Di antara bantahan yang dapat
membungkam mereka, katakan kepada mereka: Sebelum Allah menciptakan alam ini
dan menciptakan tempat apakah Dia ada atau tidak ada? Tentu mereka akan
menjawab: Ada. Kemudian katakan kepada mereka: Jika demikian atas dasar
keyakinan kalian -bahwa segala sesuatu itu pasti memiliki tempat- terdapat dua
kemungkinan kesimpulan.
Pertama; Bisa jadi kalian berpendapat bahwa tempat,
arsy dan seluruh alam ini qadim; ada tanpa permulaan -seperti Allah-. Atau
kesimpulan kedua; Bisa jadi kalian berpendapat bahwa Allah itu baharu -seperti
makhluk-. Dan jelas keduanya adalah kesesatan, ini tidak lain hanya merupakan
pendapat orang-orang bodoh dari kaum Hasyawiyyah.
Sesungguhnya Yang Maha Qadim
(Allah) itu jelas bukan makhluk. Dan sesuatu yang baharu (makhluk) jelas bukan
yang Maha Qadim (Allah). Kita berlindung kepada Allah dari keyakinan yang
rusak” .
Masih dalam kitab Ithaf as-Sadah
al-Muttaqin, al-Imam Murtadla az-Zabidi juga menuliskan sebagai berikut:
“Peringatan: Keyakinan bahwa
Allah ada tanpa tempat dan tanpa arah adalah akidah yang telah disepakati di
kalangan Ahlussunnah. Tidak ada perselisihan antara seorang ahli hadits dengan
ahli fiqih atau dengan lainnya. Dan di dalam syari’at sama sekali tidak ada
seorang nabi sekalipun yang menyebutkan secara jelas adanya arah bagi Allah.

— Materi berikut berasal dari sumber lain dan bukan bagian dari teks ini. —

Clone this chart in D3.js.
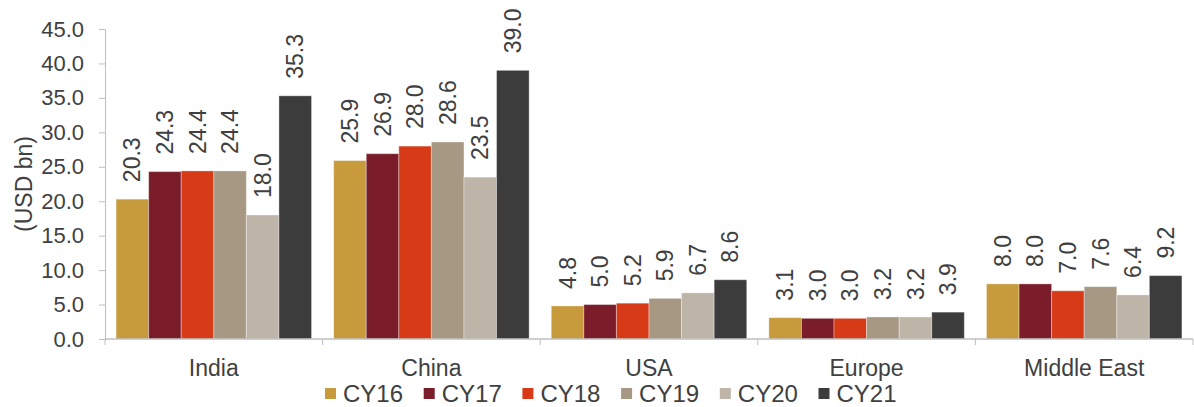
<!DOCTYPE html>
<html>
<head>
<meta charset="utf-8">
<script src="https://cdn.jsdelivr.net/npm/d3@7"></script>
<style>
  html, body { margin: 0; padding: 0; background: #fff; }
  svg { display: block; font-family: "Liberation Sans", Arial, sans-serif; }
</style>
</head>
<body>
<svg id="chart" width="1194" height="407"></svg>
<script>
// Regions on the category axis
const regions = ["India", "China", "USA", "Europe", "Middle East"];
// Calendar years shown as series
const years = ["CY16", "CY17", "CY18", "CY19", "CY20", "CY21"];
// Values in USD bn, one array per year, in region order
const cy16 = [20.3, 25.9, 4.8, 3.1, 8.0];
const cy17 = [24.3, 26.9, 5.0, 3.0, 8.0];
const cy18 = [24.4, 28.0, 5.2, 3.0, 7.0];
const cy19 = [24.4, 28.6, 5.9, 3.2, 7.6];
const cy20 = [18.0, 23.5, 6.7, 3.2, 6.4];
const cy21 = [35.3, 39.0, 8.6, 3.9, 9.2];
const yTicks = [0, 5, 10, 15, 20, 25, 30, 35, 40, 45];
const colors = ["#C79A3B", "#7A1C2A", "#D63A17", "#A79883", "#BEB5A8", "#3C3C3C"];

const seriesValues = [cy16, cy17, cy18, cy19, cy20, cy21];
const rows = regions.map((r, i) => ({
  region: r,
  values: years.map((y, j) => ({ year: y, value: seriesValues[j][i] }))
}));

const svg = d3.select("#chart");
const textColor = "#404040";
const axisColor = "#BFBFBF";
const plot = { left: 105, right: 1193, top: 29, bottom: 339 };

const x0 = d3.scaleBand().domain(regions).range([plot.left, plot.right]).padding(0);
const x1 = d3.scaleBand().domain(years).range([0, x0.bandwidth()])
  .paddingInner(0).paddingOuter(0.34);
const y = d3.scaleLinear().domain([0, 45]).range([plot.bottom, plot.top]);

// Bars
const groups = svg.append("g").selectAll("g").data(rows).join("g")
  .attr("transform", d => `translate(${x0(d.region)},0)`);

groups.selectAll("rect").data(d => d.values).join("rect")
  .attr("x", d => x1(d.year))
  .attr("y", d => y(d.value))
  .attr("width", x1.bandwidth())
  .attr("height", d => y(0) - y(d.value))
  .attr("fill", (d, i) => colors[i])
  .attr("stroke", "#ffffff")
  .attr("stroke-opacity", 0.35)
  .attr("stroke-width", 1);

// Value labels, rotated, above each bar
groups.selectAll("text").data(d => d.values).join("text")
  .attr("transform", d => `translate(${x1(d.year) + x1.bandwidth() / 2},${y(d.value) - 17}) rotate(-90)`)
  .attr("dy", "0.35em")
  .attr("text-anchor", "start")
  .attr("fill", textColor)
  .style("font-size", "23px")
  .text(d => d.value.toFixed(1));

// Y axis
const yAxis = svg.append("g")
  .attr("transform", `translate(${plot.left},0)`)
  .call(d3.axisLeft(y).tickValues(yTicks).tickFormat(d3.format(".1f")).tickSize(6).tickPadding(15));
yAxis.select(".domain").attr("stroke", axisColor);
yAxis.selectAll(".tick line").attr("stroke", axisColor);
yAxis.selectAll(".tick text").attr("fill", textColor)
  .style("font-size", "22px").style("font-family", "'Liberation Sans', Arial, sans-serif");

// X axis with ticks at region boundaries
const xAxisG = svg.append("g").attr("transform", `translate(0,${plot.bottom})`);
xAxisG.append("line").attr("x1", plot.left).attr("x2", plot.right).attr("y1", 0).attr("y2", 0)
  .attr("stroke", axisColor).attr("stroke-width", 1.5);
const bounds = regions.map(r => x0(r)).concat([x0(regions[regions.length - 1]) + x0.bandwidth()]);
xAxisG.selectAll("line.tk").data(bounds).join("line").attr("class", "tk")
  .attr("x1", d => d).attr("x2", d => d).attr("y1", 0).attr("y2", 6)
  .attr("stroke", axisColor);
xAxisG.selectAll("text").data(regions).join("text")
  .attr("x", d => x0(d) + x0.bandwidth() / 2)
  .attr("y", 37)
  .attr("text-anchor", "middle")
  .attr("fill", textColor)
  .style("font-size", "23px")
  .text(d => d);

// Y axis title
svg.append("text")
  .attr("transform", `translate(32,184) rotate(-90)`)
  .attr("text-anchor", "middle")
  .attr("fill", textColor)
  .style("font-size", "23px")
  .text("(USD bn)");

// Legend
const legend = svg.append("g").attr("transform", "translate(325,388)");
const items = legend.selectAll("g").data(years).join("g")
  .attr("transform", (d, i) => `translate(${i * 98.7},0)`);
items.append("rect").attr("width", 11).attr("height", 11)
  .attr("fill", (d, i) => colors[i]);
items.append("text").attr("x", 18).attr("y", 14)
  .attr("fill", textColor)
  .style("font-size", "24px")
  .text(d => d);
</script>
</body>
</html>
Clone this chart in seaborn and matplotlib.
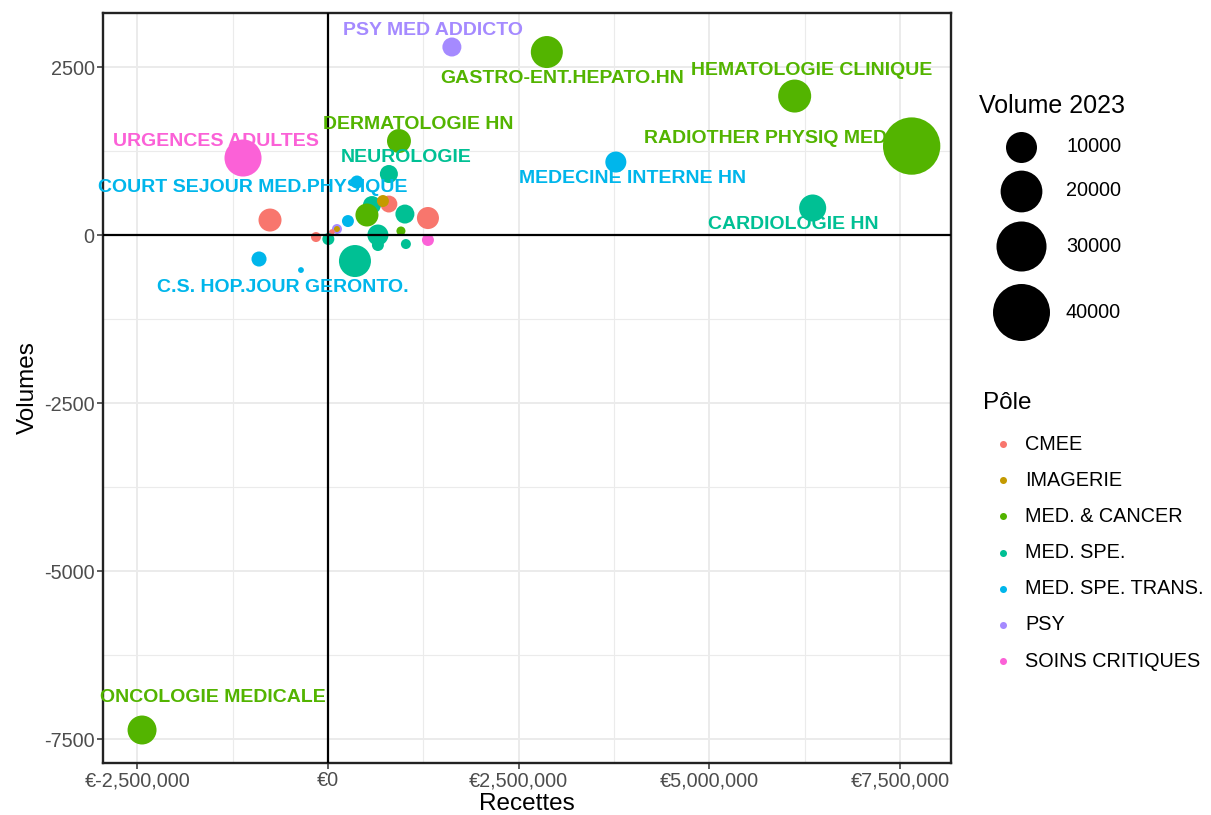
import numpy as np
import pandas as pd
import matplotlib
matplotlib.use("Agg")
import matplotlib.pyplot as plt
import matplotlib.colors as mcolors
from matplotlib.ticker import FuncFormatter, MultipleLocator
import seaborn as sns

# ---- data ----
service = ["", "", "", "", "", "", "", "", "", "", "", "", "", "", "", "", "", "", "", "",
           "PSY MED ADDICTO", "GASTRO-ENT.HEPATO.HN", "HEMATOLOGIE CLINIQUE",
           "RADIOTHER PHYSIQ MED", "DERMATOLOGIE HN", "URGENCES ADULTES", "NEUROLOGIE",
           "MEDECINE INTERNE HN", "CARDIOLOGIE HN", "COURT SEJOUR MED.PHYSIQUE",
           "C.S. HOP.JOUR GERONTO.", "ONCOLOGIE MEDICALE"]
pole = ["MED. SPE.", "MED. & CANCER", "CMEE", "IMAGERIE", "MED. SPE.", "CMEE", "CMEE",
        "MED. SPE. TRANS.", "PSY", "IMAGERIE", "CMEE", "CMEE", "MED. SPE.", "MED. SPE.",
        "MED. SPE.", "MED. & CANCER", "SOINS CRITIQUES", "MED. SPE.", "MED. SPE. TRANS.",
        "MED. SPE.",
        "PSY", "MED. & CANCER", "MED. & CANCER", "MED. & CANCER", "MED. & CANCER",
        "SOINS CRITIQUES", "MED. SPE.", "MED. SPE. TRANS.", "MED. SPE.",
        "MED. SPE. TRANS.", "MED. SPE. TRANS.", "MED. & CANCER"]
recettes = [577000, 511000, 799000, 721000, 1009000, 1311000, -760000, 262000, 118000,
            118000, 52000, -157000, 5000, 655000, 655000, 957000, 1311000, 1022000,
            -904000, 354000,
            1625000, 2870000, 6120000, 7654000, 931000, -1114000, 799000, 3775000,
            6356000, 380000, -354000, -2438000]
volumes = [446, 298, 461, 506, 312, 253, 223, 208, 89, 89, 45, -30, -60, 0, -149, 60,
           -74, -134, -357, -387,
           2798, 2723, 2068, 1324, 1399, 1146, 908, 1086, 402, 789, -521, -7366]
volume_2023 = [2500, 4800, 2100, 720, 2900, 4300, 4800, 720, 370, 15, 5, 370, 720, 3800,
               720, 240, 720, 370, 1500, 10800,
               2900, 10800, 11600, 40500, 5300, 15200, 2500, 3800, 7200, 950, 10, 8500]

pole_order = ["CMEE", "IMAGERIE", "MED. & CANCER", "MED. SPE.", "MED. SPE. TRANS.",
              "PSY", "SOINS CRITIQUES"]
pole_colors = ["#F8766D", "#C49A00", "#53B400", "#00C094", "#00B6EB", "#A58AFF", "#FB61D7"]
size_breaks = [10000, 20000, 30000, 40000]

# label anchor (repelled) positions
label_pos = {
    "PSY MED ADDICTO": (1376000, 3051),
    "GASTRO-ENT.HEPATO.HN": (3067000, 2336),
    "HEMATOLOGIE CLINIQUE": (6343000, 2455),
    "RADIOTHER PHYSIQ MED": (5740000, 1443),
    "DERMATOLOGIE HN": (1180000, 1652),
    "URGENCES ADULTES": (-1468000, 1399),
    "NEUROLOGIE": (1022000, 1161),
    "MEDECINE INTERNE HN": (3997000, 848),
    "CARDIOLOGIE HN": (6107000, 164),
    "COURT SEJOUR MED.PHYSIQUE": (-983000, 714),
    "C.S. HOP.JOUR GERONTO.": (-590000, -774),
    "ONCOLOGIE MEDICALE": (-1507000, -6875),
}

df = pd.DataFrame({"service": service, "pole": pole, "recettes": recettes,
                   "volumes": volumes, "volume_2023": volume_2023})

# ---- style ----
sns.set_theme(style="white")
plt.rcParams["font.family"] = ["Liberation Sans", "DejaVu Sans"]
plt.rcParams["text.color"] = "black"
plt.rcParams["axes.labelcolor"] = "black"

DPI = 100
fig = plt.figure(figsize=(12.11, 8.15), dpi=DPI)
ax = fig.add_axes([103 / 1211, 1 - 763 / 815, (951 - 103) / 1211, (763 - 13) / 815])


# ggplot-like size scale: diameter (px) = 5 + 0.26 * sqrt(volume)
def diam_px(v):
    return 5 + 0.26 * np.sqrt(v)


def area_pt(v):
    return (diam_px(v) * 72 / DPI) ** 2


vmax = 45000
size_norm = mcolors.FuncNorm((lambda v: diam_px(np.maximum(v, 0)) ** 2,
                              lambda a: ((np.sqrt(a) - 5) / 0.26) ** 2), vmin=0, vmax=vmax)

sns.scatterplot(data=df, x="recettes", y="volumes", hue="pole", hue_order=pole_order,
                palette=pole_colors, size="volume_2023", sizes=(area_pt(0), area_pt(vmax)),
                size_norm=size_norm, linewidth=0, alpha=1, legend=False, ax=ax, zorder=3)

ax.axhline(0, color="black", lw=1.6, zorder=4)
ax.axvline(0, color="black", lw=1.6, zorder=4)

color_of = dict(zip(pole_order, pole_colors))
for _, r in df[df["service"] != ""].iterrows():
    lx, ly = label_pos[r["service"]]
    ax.text(lx, ly, r["service"], color=color_of[r["pole"]], fontsize=14,
            fontweight="bold", ha="center", va="center", zorder=5)

ax.set_xlim(-2950000, 8170000)
ax.set_ylim(-7857, 3304)
ax.xaxis.set_major_locator(MultipleLocator(2500000))
ax.xaxis.set_minor_locator(MultipleLocator(1250000))
ax.yaxis.set_major_locator(MultipleLocator(2500))
ax.yaxis.set_minor_locator(MultipleLocator(1250))
ax.xaxis.set_major_formatter(FuncFormatter(lambda v, _: f"€{v:,.0f}"))
ax.yaxis.set_major_formatter(FuncFormatter(lambda v, _: f"{v:.0f}"))
ax.grid(which="major", color="#EBEBEB", lw=1.4, zorder=0)
ax.grid(which="minor", color="#EBEBEB", lw=0.8, zorder=0)
ax.set_axisbelow(True)
ax.tick_params(which="major", length=4, width=1.1, color="#333333",
               labelsize=14.3, labelcolor="#4D4D4D", pad=2, bottom=True, left=True)
ax.tick_params(which="minor", length=0)
for s in ax.spines.values():
    s.set_color("#222222")
    s.set_linewidth(1.7)
ax.set_xlabel("Recettes", fontsize=17.5, labelpad=2)
ax.set_ylabel("Volumes", fontsize=17.5, labelpad=4)

# ---- legends (drawn in a pixel-space overlay) ----
lax = fig.add_axes([0, 0, 1, 1], zorder=-1)
lax.set_xlim(0, 1211)
lax.set_ylim(815, 0)
lax.axis("off")

lax.text(979, 106, "Volume 2023", fontsize=18, va="center", ha="left")
for yy, b in zip([147, 191, 246, 312], size_breaks):
    lax.scatter([1021], [yy], s=area_pt(b), color="black", linewidth=0)
    lax.text(1066, yy, str(b), fontsize=14.3, va="center", ha="left")

lax.text(983, 403, "Pôle", fontsize=17.5, va="center", ha="left")
for i, (p, c) in enumerate(zip(pole_order, pole_colors)):
    yy = 444 + i * 36.2
    lax.scatter([1003], [yy], s=area_pt(60), color=c, linewidth=0)
    lax.text(1025, yy, p, fontsize=14.3, va="center", ha="left")

fig.savefig("out.png", dpi=DPI)
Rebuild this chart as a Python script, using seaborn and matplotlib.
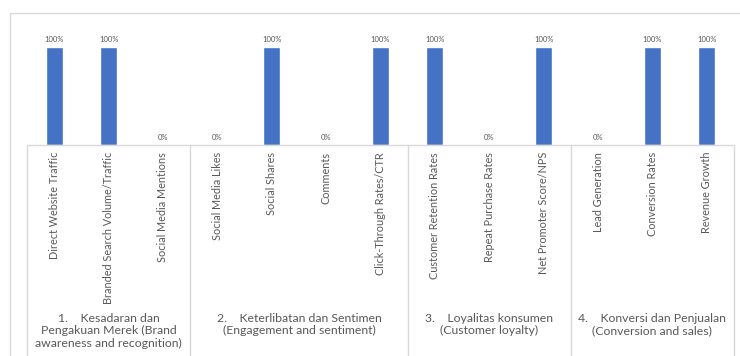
import matplotlib
matplotlib.use("Agg")
import matplotlib.pyplot as plt
import matplotlib.transforms as mtransforms
from matplotlib.patches import Rectangle
import seaborn as sns
import pandas as pd

categories = [
    "Direct Website Traffic", "Branded Search Volume/Traffic", "Social Media Mentions",
    "Social Media Likes", "Social Shares", "Comments", "Click-Through Rates/CTR",
    "Customer Retention Rates", "Repeat Purchase Rates", "Net Promoter Score/NPS",
    "Lead Generation", "Conversion Rates", "Revenue Growth",
]
values = [1, 1, 0, 0, 1, 0, 1, 1, 0, 1, 0, 1, 1]
groups = [
    "1.    Kesadaran dan\nPengakuan Merek (Brand\nawareness and recognition)",
    "2.    Keterlibatan dan Sentimen\n(Engagement and sentiment)",
    "3.    Loyalitas konsumen\n(Customer loyalty)",
    "4.    Konversi dan Penjualan\n(Conversion and sales)",
]
group_sizes = [3, 4, 3, 3]

sns.set_theme(style="white")
plt.rcParams['font.family'] = ['Lato', 'DejaVu Sans']

W, H = 740, 356
fig = plt.figure(figsize=(W / 100, H / 100), dpi=100)
ax_left, ax_right = 27 / W, 734 / W
ax_bottom, ax_top = 1 - 145 / H, 1 - 25 / H
ax = fig.add_axes([ax_left, ax_bottom, ax_right - ax_left, ax_top - ax_bottom])

df = pd.DataFrame({"cat": categories, "val": values})
sns.barplot(data=df, x="cat", y="val", color="#4472C4", saturation=1, width=0.31, ax=ax)
ax.set_xlim(-0.5, len(categories) - 0.5)
ax.set_ylim(0, 120 / 98)
ax.set_xlabel("")
ax.set_ylabel("")
ax.set_xticks([])
ax.set_yticks([])
for s in ax.spines.values():
    s.set_visible(False)

ax.bar_label(ax.containers[0], labels=[f"{v:.0%}" for v in values], padding=3,
             fontsize=5.5, color="#595959")

gray = "#595959"
linec = "#d9d9d9"
trans = mtransforms.blended_transform_factory(ax.transData, fig.transFigure)
base_y = ax_bottom

ax.plot([-0.5, len(categories) - 0.5], [base_y, base_y], transform=trans,
        color=linec, lw=1, clip_on=False)
pos = -0.5
seps = [pos]
for n in group_sizes:
    pos += n
    seps.append(pos)
for s in seps:
    ax.plot([s, s], [base_y, 0], transform=trans, color=linec, lw=1, clip_on=False)

for i, c in enumerate(categories):
    ax.text(i, 1 - 152 / H, c, transform=trans, rotation=90, ha="center", va="top",
            fontsize=7.8, color=gray)

for gi, g in enumerate(groups):
    center = (seps[gi] + seps[gi + 1]) / 2
    ax.text(center, 1 - 313 / H, g, transform=trans, ha="center", va="top",
            fontsize=8.8, color=gray, linespacing=1.15)

fig.patches.append(Rectangle((10 / W, -0.02), 1.0, 1 - 13 / H + 0.02,
                             transform=fig.transFigure, fill=False,
                             edgecolor=linec, lw=1))

fig.savefig("out.png", dpi=100)
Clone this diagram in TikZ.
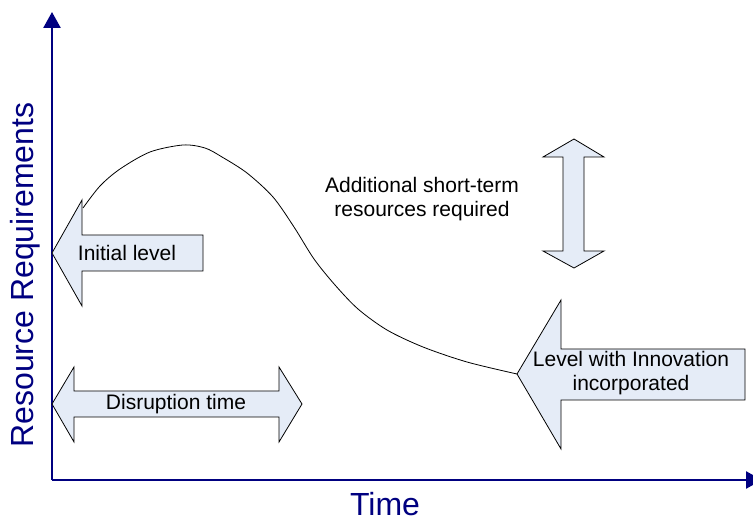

Arah dalam pengertian yang sudah kita jelaskan, secara lafazh maupun secara
makna, benar-benar dinafikan dari Allah. Bagaimana tidak, padahal Allah telah
berfirman: “Dia Allah tidak menyerupai sesuatu apapun” (QS. as-Syura: 11).
Karena jika Dia berada pada suatu tempat maka akan ada banyak yang serupa
dengan-Nya” .
Jangan pernah anda berkeyakinan
Allah memiliki tempat, karena tampat adalah makhluk Allah, dan Allah tidak
diliputi oleh makhluk-Nya sendiri....
Waspadai ajaran Wahhabi yang mengatakan bahwa Allah bertempat di atas arsy..
Bagaimana dikatakan di atas arsy, padahal arsy adalah makhluk Allah sendiri. sebelum menciptakan arsy; Allah ada tanpa arsy. apa kemudian setelah Dia menciptakan arsy menjadi berubah membutuhkan kepada arsy.. A'udzu Billah!!!!